[Data start]

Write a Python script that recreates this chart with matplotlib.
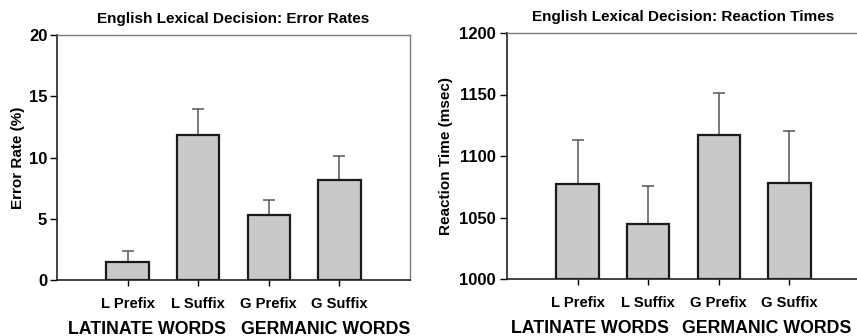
import matplotlib.pyplot as plt

plt.rcParams['font.family'] = 'Liberation Sans'
plt.rcParams['font.weight'] = 'bold'

conditions = ['L Prefix', 'L Suffix', 'G Prefix', 'G Suffix']
groups = ['LATINATE WORDS', 'GERMANIC WORDS']

error_rates = [1.5, 11.8, 5.3, 8.2]
error_rate_se = [0.85, 2.2, 1.2, 1.9]

reaction_times = [1077, 1045, 1117, 1078]
reaction_time_se = [36, 31, 34, 42]

fig = plt.figure(figsize=(8.57, 3.36), dpi=100)
ax1 = fig.add_axes([57 / 857, 1 - 280 / 336, 353 / 857, 245 / 336])
ax2 = fig.add_axes([507 / 857, 1 - 279 / 336, 353 / 857, 246 / 336])


def draw_panel(ax, values, errs, ylim, yticks, ylabel, title, group_x, label_x, ypad):
    x = range(len(values))
    bottom = ylim[0]
    heights = [v - bottom for v in values]
    ax.bar(x, heights, bottom=bottom, width=0.6, color='#c8c9cb',
           edgecolor='#1a1a1a', linewidth=1.6, zorder=2)
    ax.errorbar(x, values, yerr=[[0] * len(errs), errs], fmt='none',
                ecolor='#555555', elinewidth=1.1, capsize=4, capthick=1.1, zorder=1)
    ax.set_xlim(-1, 4)
    ax.set_ylim(*ylim)
    ax.set_yticks(yticks)
    ax.set_yticklabels([str(t) for t in yticks], fontsize=12, fontweight='bold')
    ax.set_xticks(list(x))
    ax.set_xticklabels(conditions, fontsize=10.6, fontweight='bold')
    ax.tick_params(axis='y', direction='out', length=5, width=1, pad=ypad)
    ax.tick_params(axis='x', direction='out', length=4, width=1, pad=8)
    ax.set_ylabel(ylabel, fontsize=11, fontweight='bold')
    ax.yaxis.set_label_coords(label_x, 0.5)
    ax.set_title(title, fontsize=11, fontweight='bold', pad=9)
    for s in ['top', 'right']:
        ax.spines[s].set_color('#777777')
        ax.spines[s].set_linewidth(1)
    for s in ['left', 'bottom']:
        ax.spines[s].set_color('#222222')
        ax.spines[s].set_linewidth(1.2)
    for label, gx in zip(groups, group_x):
        ax.text(gx, -0.2, label, transform=ax.get_xaxis_transform(),
                ha='center', va='center', fontsize=12.8, fontweight='bold')


draw_panel(ax1, error_rates, error_rate_se, (0, 20), [0, 5, 10, 15, 20],
           'Error Rate (%)', 'English Lexical Decision: Error Rates',
           [0.27, 2.8], -0.09, 2)
draw_panel(ax2, reaction_times, reaction_time_se, (1000, 1200),
           [1000, 1050, 1100, 1150, 1200], 'Reaction Time (msec)',
           'English Lexical Decision: Reaction Times', [0.17, 2.68], -0.154, 3)

fig.savefig('out.png', dpi=100)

[Data end]

- _Stated exercise_
Without the pictures, please reproduce each line of the listing above exactly, from the first one through the line bearing "error_rate_se = [0.85, 2.2, 1.2, 1.9]".

- _Finished answer_
Write a Python script that recreates this chart with matplotlib.
import matplotlib.pyplot as plt

plt.rcParams['font.family'] = 'Liberation Sans'
plt.rcParams['font.weight'] = 'bold'

conditions = ['L Prefix', 'L Suffix', 'G Prefix', 'G Suffix']
groups = ['LATINATE WORDS', 'GERMANIC WORDS']

error_rates = [1.5, 11.8, 5.3, 8.2]
error_rate_se = [0.85, 2.2, 1.2, 1.9]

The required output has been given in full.